Black unemployment rises, along with long-term unemployed totals
At the same time, the June report shows the Black unemployment rate rising to 6.8%, even as joblessness for white workers fell. The number of long-term unemployed also jumped by 190,000, and “discouraged workers” — those who have given up looking for jobs — surged by 256,000 year-over-year. These metrics often rise late in a downturn, not early.
Another potential red flag: The average workweek shrank slightly in June. That means that, in aggregate, employees are clocking fewer hours, suggesting firms may be modestly scaling back workloads even if they’re not cutting headcount yet.

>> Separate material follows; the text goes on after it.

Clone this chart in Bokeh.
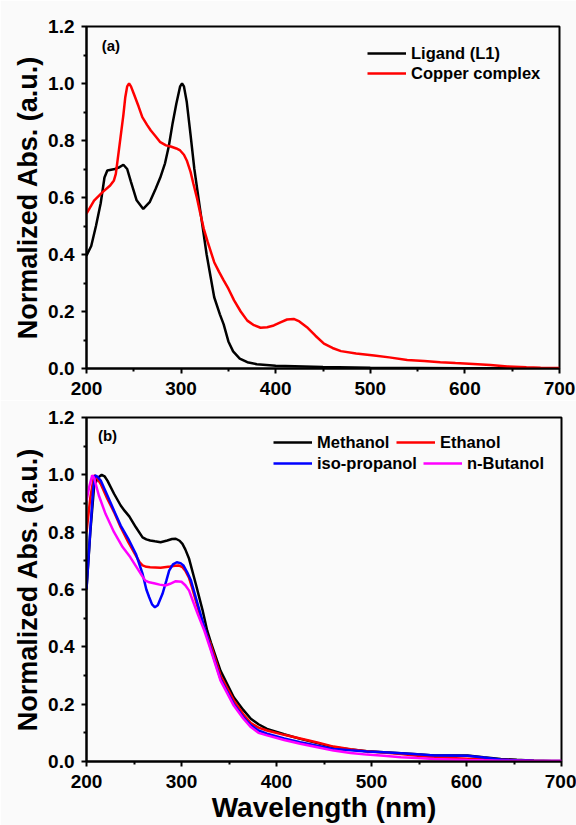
from bokeh.plotting import figure
from bokeh.models import Legend, LegendItem, FixedTicker, Label, Range1d, NumeralTickFormatter
from bokeh.layouts import column
from bokeh.embed import file_html
from bokeh.resources import INLINE

# ---------------- data: panel (a) ----------------
ligand_wl = [200, 205, 210, 215, 219, 222, 230, 234, 239, 243, 247, 253, 260, 267, 273, 278, 283,
             287, 291, 295, 299, 301, 303, 306, 310, 314, 320, 327, 335, 341, 345, 350, 355, 362,
             370, 380, 400, 450, 500, 600, 700]
ligand_abs = [0.396, 0.43, 0.50, 0.58, 0.67, 0.695, 0.70, 0.705, 0.715, 0.70, 0.655, 0.59, 0.56,
              0.585, 0.63, 0.67, 0.72, 0.78, 0.86, 0.93, 0.99, 1.0, 0.99, 0.935, 0.82, 0.70, 0.56,
              0.40, 0.25, 0.19, 0.155, 0.095, 0.06, 0.035, 0.022, 0.015, 0.01, 0.005, 0.003, 0.001, 0.0]

copper_wl = [200, 208, 217, 225, 229, 231, 234, 236, 239, 241, 243, 245, 247, 250, 255, 259, 264,
             268, 273, 278, 284, 289, 295, 299, 303, 306, 310, 313, 317, 320, 324, 328, 335, 340,
             345, 350, 356, 363, 370, 377, 384, 391, 398, 405, 412, 419, 425, 433, 442, 451, 460,
             469, 485, 504, 520, 539, 557, 574, 590, 609, 627, 645, 665, 680, 700]
copper_abs = [0.543, 0.589, 0.619, 0.642, 0.66, 0.683, 0.76, 0.812, 0.89, 0.952, 0.99, 1.0, 0.99,
              0.964, 0.92, 0.882, 0.855, 0.835, 0.815, 0.794, 0.783, 0.779, 0.772, 0.765, 0.75,
              0.73, 0.69, 0.648, 0.595, 0.548, 0.49, 0.445, 0.373, 0.34, 0.309, 0.28, 0.239, 0.2,
              0.168, 0.152, 0.143, 0.145, 0.151, 0.162, 0.172, 0.174, 0.165, 0.145, 0.115, 0.087,
              0.072, 0.061, 0.053, 0.046, 0.039, 0.030, 0.026, 0.022, 0.019, 0.016, 0.012, 0.007,
              0.004, 0.003, 0.002]

# ---------------- data: panel (b) ----------------
methanol_wl = [200, 204, 208, 212, 216, 219, 222, 229, 236, 240, 245, 252, 259, 263, 267, 272, 278,
               285, 290, 294, 298, 301, 304, 308, 315, 322, 327, 331, 341, 355, 365, 373, 381, 390,
               408, 425, 443, 460, 478, 495, 513, 531, 548, 566, 583, 601, 618, 636, 653, 671, 700]
methanol_abs = [0.6, 0.8, 0.96, 0.99, 1.0, 0.995, 0.98, 0.934, 0.893, 0.875, 0.855, 0.817, 0.782,
                0.775, 0.771, 0.768, 0.765, 0.771, 0.776, 0.777, 0.77, 0.759, 0.74, 0.707, 0.62,
                0.53, 0.457, 0.415, 0.317, 0.224, 0.18, 0.149, 0.13, 0.114, 0.095, 0.079, 0.064,
                0.050, 0.042, 0.036, 0.032, 0.029, 0.025, 0.021, 0.021, 0.021, 0.015, 0.009, 0.006,
                0.003, 0.0]

ethanol_wl = [200, 204, 208, 210, 215, 222, 229, 236, 244, 252, 256, 259, 263, 267, 278, 288, 293,
              297, 301, 304, 308, 311, 318, 325, 331, 341, 355, 365, 373, 381, 390, 408, 425, 443,
              460, 478, 495, 513, 531, 548, 566, 583, 601, 618, 636, 653, 671, 700]
ethanol_abs = [0.80, 0.92, 0.998, 0.995, 0.968, 0.916, 0.87, 0.817, 0.765, 0.718, 0.695, 0.684,
               0.679, 0.678, 0.676, 0.68, 0.683, 0.684, 0.678, 0.666, 0.64, 0.608, 0.527, 0.457,
               0.405, 0.300, 0.213, 0.165, 0.134, 0.118, 0.108, 0.093, 0.080, 0.066, 0.052, 0.043,
               0.036, 0.031, 0.026, 0.020, 0.015, 0.012, 0.010, 0.008, 0.006, 0.004, 0.003, 0.002]

isopropanol_wl = [200, 204, 207, 209, 211, 215, 222, 229, 236, 244, 252, 259, 263, 266, 269, 272,
                  275, 280, 284, 287, 291, 295, 299, 302, 306, 310, 318, 325, 331, 341, 355, 365,
                  373, 381, 390, 408, 425, 443, 460, 478, 495, 513, 531, 548, 566, 583, 601, 618,
                  636, 653, 671, 700]
isopropanol_abs = [0.602, 0.806, 0.95, 0.998, 0.995, 0.98, 0.928, 0.875, 0.823, 0.777, 0.724,
                   0.655, 0.60, 0.573, 0.548, 0.538, 0.545, 0.585, 0.63, 0.666, 0.688, 0.695,
                   0.692, 0.684, 0.66, 0.631, 0.538, 0.457, 0.393, 0.288, 0.201, 0.155, 0.126,
                   0.108, 0.097, 0.080, 0.067, 0.055, 0.044, 0.039, 0.035, 0.032, 0.029, 0.025,
                   0.021, 0.021, 0.020, 0.014, 0.007, 0.004, 0.003, 0.002]

butanol_wl = [200, 203, 206, 208, 213, 220, 229, 238, 246, 255, 259, 262, 266, 271, 277, 283, 288,
              294, 300, 304, 308, 312, 317, 324, 331, 341, 355, 365, 373, 381, 390, 408, 425, 443,
              460, 478, 495, 513, 531, 548, 566, 583, 601, 618, 636, 653, 671, 700]
butanol_abs = [0.91, 0.96, 0.998, 0.99, 0.928, 0.864, 0.80, 0.748, 0.713, 0.666, 0.645, 0.631,
               0.625, 0.622, 0.617, 0.614, 0.62, 0.629, 0.627, 0.615, 0.596, 0.56, 0.515, 0.457,
               0.387, 0.283, 0.195, 0.15, 0.12, 0.10, 0.091, 0.075, 0.062, 0.050, 0.038, 0.030,
               0.024, 0.020, 0.015, 0.012, 0.009, 0.007, 0.005, 0.004, 0.003, 0.003, 0.002, 0.002]

x_major = [200, 300, 400, 500, 600, 700]
x_minor = [250, 350, 450, 550, 650]
y_major = [0.0, 0.2, 0.4, 0.6, 0.8, 1.0, 1.2]
y_minor = [0.1, 0.3, 0.5, 0.7, 0.9, 1.1]

FONT = "Liberation Sans"
BG = "#fafafa"


def make_fig(frame_w, frame_h, b_top, b_bottom, b_right, xlabel):
    p = figure(frame_width=frame_w, frame_height=frame_h,
               min_border_left=86, min_border_right=b_right,
               min_border_top=b_top, min_border_bottom=b_bottom,
               x_range=Range1d(200, 700), y_range=Range1d(0, 1.2),
               output_backend="svg", toolbar_location=None, tools="")
    p.background_fill_color = BG
    p.border_fill_color = BG
    p.grid.visible = False
    p.outline_line_color = "black"
    p.outline_line_width = 2
    p.xaxis.ticker = FixedTicker(ticks=x_major, minor_ticks=x_minor)
    p.yaxis.ticker = FixedTicker(ticks=y_major, minor_ticks=y_minor)
    p.yaxis.formatter = NumeralTickFormatter(format="0.0")
    for ax in (p.xaxis, p.yaxis):
        ax.axis_line_width = 2
        ax.major_tick_line_width = 2
        ax.minor_tick_line_width = 2
        ax.major_tick_out = 5
        ax.major_tick_in = 0
        ax.minor_tick_out = 3
        ax.minor_tick_in = 0
        ax.major_label_text_font = FONT
        ax.major_label_text_font_style = "bold"
        ax.major_label_text_font_size = "19px"
        ax.major_label_text_color = "black"
        ax.axis_label_text_font = FONT
        ax.axis_label_text_font_style = "bold"
        ax.axis_label_text_font_size = "27px"
        ax.axis_label_text_color = "black"
    p.yaxis.axis_label = "Normalized Abs. (a.u.)"
    p.yaxis.major_label_standoff = 7
    p.yaxis.axis_label_standoff = 2
    p.xaxis.major_label_standoff = 8
    if xlabel:
        p.xaxis.axis_label = xlabel
        p.xaxis.axis_label_text_font_size = "28px"
        p.xaxis.axis_label_standoff = 1
    return p


def style_legend(leg):
    leg.background_fill_alpha = 0
    leg.border_line_alpha = 0
    leg.padding = 0
    leg.margin = 0
    leg.spacing = 0
    leg.glyph_width = 39
    leg.glyph_height = 20
    leg.label_height = 20
    leg.label_standoff = 5
    leg.label_text_font = FONT
    leg.label_text_font_style = "bold"
    leg.label_text_font_size = "16.5px"
    leg.label_text_color = "black"
    leg.label_text_baseline = "middle"


# ---------------- panel (a) ----------------
p1 = make_fig(473, 342, 26, 32, 17, None)
r_lig = p1.line(ligand_wl, ligand_abs, line_color="black", line_width=2.5)
r_cu = p1.line(copper_wl, copper_abs, line_color="#ff0000", line_width=2.5)
leg1 = Legend(items=[LegendItem(label="Ligand (L1)", renderers=[r_lig]),
                     LegendItem(label="Copper complex", renderers=[r_cu])],
              location=(281, 285), orientation="vertical")
style_legend(leg1)
p1.add_layout(leg1)
p1.add_layout(Label(x=216, y=1.135, text="(a)", text_font=FONT, text_font_style="bold",
                    text_font_size="15px", text_baseline="middle", text_color="black"))

# ---------------- panel (b) ----------------
p2 = make_fig(475, 344, 17, 64, 15, "Wavelength (nm)")
r_me = p2.line(methanol_wl, methanol_abs, line_color="black", line_width=2.5)
r_et = p2.line(ethanol_wl, ethanol_abs, line_color="#ff0000", line_width=2.5)
r_ip = p2.line(isopropanol_wl, isopropanol_abs, line_color="#0000ff", line_width=2.5)
r_bu = p2.line(butanol_wl, butanol_abs, line_color="#ff00ff", line_width=2.5)
legend_specs = [("Methanol", r_me, (187, 309)), ("Ethanol", r_et, (310, 309)),
                ("iso-propanol", r_ip, (187, 288)), ("n-Butanol", r_bu, (337, 288))]
for lab, rend, loc in legend_specs:
    lg = Legend(items=[LegendItem(label=lab, renderers=[rend])], location=loc)
    style_legend(lg)
    p2.add_layout(lg)
p2.add_layout(Label(x=212, y=1.137, text="(b)", text_font=FONT, text_font_style="bold",
                    text_font_size="15px", text_baseline="middle", text_color="black"))

layout = column(p1, p2, spacing=0)
open("out.html", "w").write(file_html(layout, INLINE))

Wages rose by a modest 0.2% month over month — a sign that worker bargaining power may be slipping, especially as hiring stalls.
A dicey political backdrop
The data has come as President Donald Trump once again berates Federal Reserve Chair Jerome Powell to lower interest rates or "resign immediately." However, Powell has said he believes the labor market remains strong overall and reiterated a "wait and see" approach to any rate cuts.
It's a gridlock that, so far, shows little sign of changing.